Los argumentos más populares acerca de la existencia de Dios seguramente no convencerán a todo el mundo, puesto que en esta vida siempre habrá ateos y escépticos de lo divino. Esa es precisamente la libertad humana para creer o no, con la que Dios nos dotó y también la que nos confiere responsabilidad individual. Sin embargo, cuando se reúnen todos los razonamientos filosóficos elaborados a lo largo de la historia, constituyen un cuerpo de ideas considerable que conviene tener en cuenta a la hora de tomar una decisión personal al respecto, ya que reflejan múltiples aristas y posibles atributos divinos. En definitiva y tal como señala la Escritura, “sin fe es imposible agradar a Dios; porque es necesario que el que se acerca a Dios crea que le hay” (He. 11:6). La opción por Dios o por la nada se toma siempre, en lo más profundo del alma humana, mediante la fe en lo uno o lo otro, no por medio de ninguna demostración racional. No obstante, éstas pueden contribuir a decantar la balanza en una u otra dirección. Veamos pues algunos de tales argumentos clásicos.

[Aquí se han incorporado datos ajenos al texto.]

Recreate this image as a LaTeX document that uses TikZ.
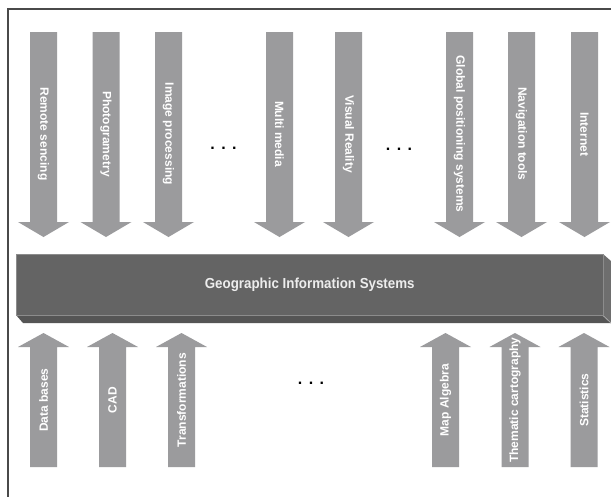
\documentclass[tikz,border=0pt]{standalone}
\usepackage{fontspec}
\setmainfont{Liberation Sans}
\newfontfamily\gisfont[FakeStretch=0.92]{Liberation Sans}
\definecolor{arrowgrey}{HTML}{9B9B9D}
\definecolor{framegrey}{HTML}{4A4A4A}
\definecolor{barfront}{HTML}{646464}
\definecolor{barbottom}{HTML}{555555}
\definecolor{barside}{HTML}{6E6E6E}
\definecolor{baredge}{HTML}{A8A8A8}
\begin{document}
\begin{tikzpicture}[x=1pt,y=-1pt,
  arrowlabel/.style={text=white, font=\bfseries\fontsize{12}{14}\selectfont, inner sep=0pt},
  gislabel/.style={text=white!93!black, font=\gisfont\bfseries\fontsize{14.5}{16}\selectfont, inner sep=0pt},
  dotlabel/.style={font=\bfseries\fontsize{16}{18}\selectfont, inner sep=0pt, anchor=base},
]
% page area and outer frame (its right and bottom sides fall outside the page)
\clip (0,0) rectangle (611,496);
\fill[white] (0,0) rectangle (611,496);
\draw[framegrey, line width=1.8pt] (8,9) rectangle (640,530);

% arrows pointing down into the system
\foreach \cx/\nm/\txt in {43.5/rs/Remote sencing, 106/ph/Photogrametry, 168.5/ip/Image processing,
    279.5/mm/Multi media, 348.5/vr/Visual Reality, 459.5/gps/Global positioning systems,
    521.5/nav/Navigation tools, 584.5/inet/Internet} {
  \fill[arrowgrey] (\cx-13.5,32) -- (\cx+13.5,32) -- (\cx+13.5,222) -- (\cx+25.5,222)
    -- (\cx,237) -- (\cx-25.5,222) -- (\cx-13.5,222) -- cycle;
  \node[arrowlabel, rotate=-90] (\nm) at (\cx,134) {\txt};
}

% arrows pointing up into the system
\foreach \cx/\nm/\txt in {43.5/db/Data bases, 112.5/cad/CAD, 181.5/tr/Transformations,
    445.5/ma/Map Algebra, 515/tc/Thematic cartography, 584/st/Statistics} {
  \fill[arrowgrey] (\cx-13.5,467) -- (\cx+13.5,467) -- (\cx+13.5,347) -- (\cx+25.5,347)
    -- (\cx,333) -- (\cx-25.5,347) -- (\cx-13.5,347) -- cycle;
  \node[arrowlabel, rotate=90] (\nm) at (\cx,400) {\txt};
}

% ellipses between the arrows
\node[dotlabel] (dotsa) at (223.5,149) {.\kern6.5pt.\kern6.5pt.};
\node[dotlabel] (dotsb) at (399,150) {.\kern6.5pt.\kern6.5pt.};
\node[dotlabel] (dotsc) at (311,384) {.\kern6.5pt.\kern6.5pt.};

% the central bar, drawn as a flat box
\fill[barbottom] (16,315) -- (603,315) -- (611,323) -- (23,323) -- cycle;
\fill[barside] (603,254) -- (611,261) -- (611,323) -- (603,315) -- cycle;
\draw[baredge, line width=0.8pt] (16,315.5) -- (603,315.5) -- (611,323);
\draw[baredge, line width=0.6pt] (603,254) -- (603,315);
\node[fill=barfront, draw=black!45, line width=0.5pt, minimum width=587pt, minimum height=61pt,
      inner sep=0pt, anchor=north west] (gisbox) at (16,254) {};
\node[gislabel] (gis) at (gisbox.center) {Geographic Information Systems};
\end{tikzpicture}
\end{document}
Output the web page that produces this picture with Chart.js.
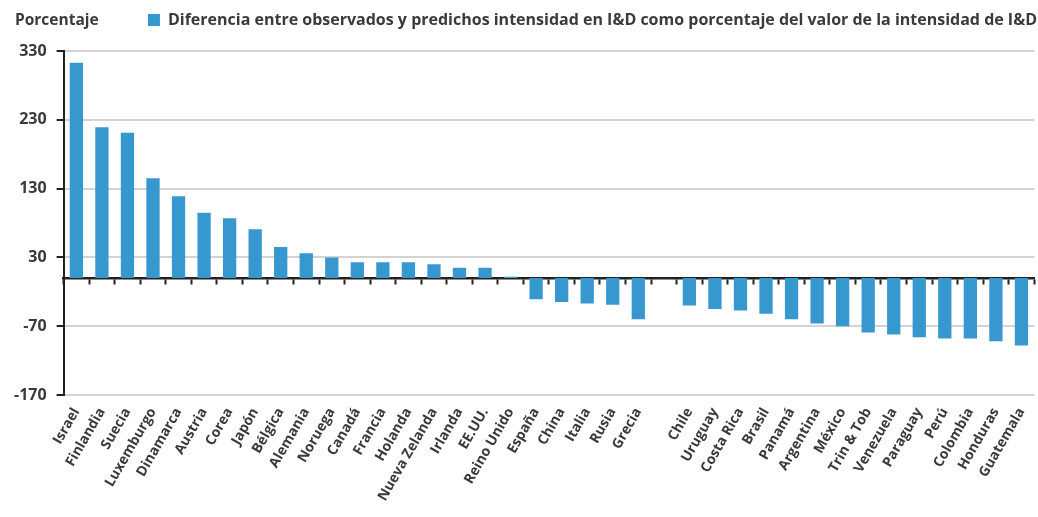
<!DOCTYPE html>
<html>
<head>
<meta charset="utf-8">
<script src="https://cdn.jsdelivr.net/npm/chart.js@4.4.1/dist/chart.umd.min.js"></script>
<style>
  html, body { margin: 0; padding: 0; background: #fff; }
  #wrap { position: relative; width: 1038px; height: 517px; }
  #ylab { position: absolute; left: 15px; top: 8px; font: bold 15.5px "Open Sans", sans-serif; color: #3a3a3a; }
</style>
</head>
<body>
<div id="wrap">
  <div id="ylab">Porcentaje</div>
  <canvas id="chart" width="1038" height="517"></canvas>
</div>
<script>
// ─── DATA ───
const countries = ['Israel', 'Finlandia', 'Suecia', 'Luxemburgo', 'Dinamarca', 'Austria', 'Corea', 'Japón',
  'Bélgica', 'Alemania', 'Noruega', 'Canadá', 'Francia', 'Holanda', 'Nueva Zelanda', 'Irlanda', 'EE.UU.',
  'Reino Unido', 'España', 'China', 'Italia', 'Rusia', 'Grecia', '',
  'Chile', 'Uruguay', 'Costa Rica', 'Brasil', 'Panamá', 'Argentina', 'México', 'Trin & Tob', 'Venezuela',
  'Paraguay', 'Perú', 'Colombia', 'Honduras', 'Guatemala'];
const diff = [313, 219, 211, 145, 119, 95, 87, 71,
  45, 36, 30, 23, 23, 23, 20, 15, 15,
  2, -31, -35, -37, -39, -60, null,
  -40, -45, -47, -52, -60, -66, -70, -79, -82,
  -86, -88, -88, -92, -98];
const yTicks = [-170, -70, 30, 130, 230, 330];
const seriesLabel = 'Diferencia entre observados y predichos intensidad en I&D como porcentaje del valor de la intensidad de I&D';

const FONT = '"Open Sans", sans-serif';
const INK = '#3a3a3a';

// extra room under the legend
const legendGap = {
  id: 'legendGap',
  beforeInit(chart) {
    const fit = chart.legend.fit;
    chart.legend.fit = function () { fit.bind(chart.legend)(); this.height += 13; };
  }
};

new Chart(document.getElementById('chart'), {
  type: 'bar',
  data: {
    labels: countries,
    datasets: [{
      label: seriesLabel,
      data: diff,
      backgroundColor: '#3797cf',
      borderWidth: 0,
      categoryPercentage: 1,
      barPercentage: 0.52,
      xAxisID: 'x'
    }]
  },
  plugins: [legendGap],
  options: {
    responsive: false,
    animation: false,
    layout: { padding: { left: 4, right: 1, top: 12, bottom: 0 } },
    plugins: {
      legend: {
        align: 'end',
        labels: {
          color: INK,
          font: { family: FONT, size: 16, weight: 'bold' },
          boxWidth: 12, boxHeight: 12, padding: 0
        }
      },
      tooltip: { enabled: false }
    },
    scales: {
      x: {
        type: 'category',
        position: { y: 0 },
        offset: true,
        grid: { display: true, drawOnChartArea: false, offset: true, tickLength: 5, tickColor: '#222', tickWidth: 2 },
        border: { display: true, color: '#222', width: 2.5 },
        ticks: { display: false }
      },
      x2: {
        type: 'category',
        position: 'bottom',
        offset: true,
        grid: { display: false },
        border: { display: false },
        afterFit: s => { s.height = 122; },
        ticks: {
          color: INK, autoSkip: false, maxRotation: 60, minRotation: 60, padding: 2,
          font: { family: FONT, size: 14, weight: 'bold' }
        }
      },
      y: {
        min: -170, max: 330,
        afterBuildTicks: s => { s.ticks = yTicks.map(v => ({ value: v })); },
        grid: { color: '#d3d3d3', lineWidth: 2, tickLength: 7, tickColor: '#222', tickWidth: 2 },
        border: { display: true, color: '#222', width: 2 },
        ticks: { color: INK, padding: 10, font: { family: FONT, size: 16, weight: 'bold' } }
      }
    }
  }
});
</script>
</body>
</html>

Cuando el salmista escribió que “los cielos cuentan la gloria de Dios, y el firmamento anuncia la obra de sus manos” (Sal. 19:1), estaba ya planteando el argumento cosmológico. Al observar las estrellas en el vasto universo, el ser humano de cualquier época ha pensado inmediatamente que toda esa inmensa realidad ha debido de ser causada por algo ajeno a ella misma. Esta es precisamente, en filosofía, la llamada “ley de la causalidad” que afirma que toda cosa finita es causada por algo que debe estar más allá de sí misma (todo efecto tiene una causa). Además, el cosmos material no sólo necesita una causa para su origen sino también para seguir existiendo.
Este argumento viene hoy respaldado tanto por la ciencia como por la filosofía. En efecto, la cosmología acepta que hace casi 14.000 millones de años se produjo una gran explosión (teoría del Big Bang) en la que se generó toda la materia y energía del universo, así como el origen del espacio y el tiempo. Esta teoría viene corroborada como mínimo por cuatro importantes evidencias: 1) primero, por lo que se conoce como el “desplazamiento al rojo” o efecto Doppler de la luz de las estrellas que se alejan entre sí; 2) por el eco de la radiación que se detecta todavía en el espacio, que posee la misma longitud de onda que habría emitido aquella explosión original; 3) por el descubrimiento en el cosmos de una masa de energía resultante o materia oscura y 4) por la coincidencia con la famosa teoría general de la relatividad de Einstein. De momento, la ciencia no puede ir más allá. Los conocimientos físicos actuales no permiten saber qué había antes de dicha explosión. Sin embargo, si el universo fue creado, es razonable concluir que debió haber un creador ya que todo lo creado requiere un autor.
Desde el punto de vista filosófico, se argumenta también que el tiempo no puede ser eterno porque es imposible atravesar un número infinito de momentos. Si hubieran tenido que pasar infinitos momentos antes del presente, entonces el día de hoy nunca habría llegado. Pero, lo cierto es que sí ha llegado. Luego, el universo debió tener un comienzo. Y, como todo lo que comienza requiere una causa, es razonable pensar que hubo un creador del mundo. La Biblia no sólo afirma que Dios creó los cielos y la tierra en el principio (Gn. 1:1) sino también que hace posible que todo eso continúe existiendo porque “él es antes de todas las cosas, y todas las cosas en él subsisten” (Col. 1:17). De esta manera la Escritura responde a la eterna pregunta: ¿Por qué hay algo en vez de nada?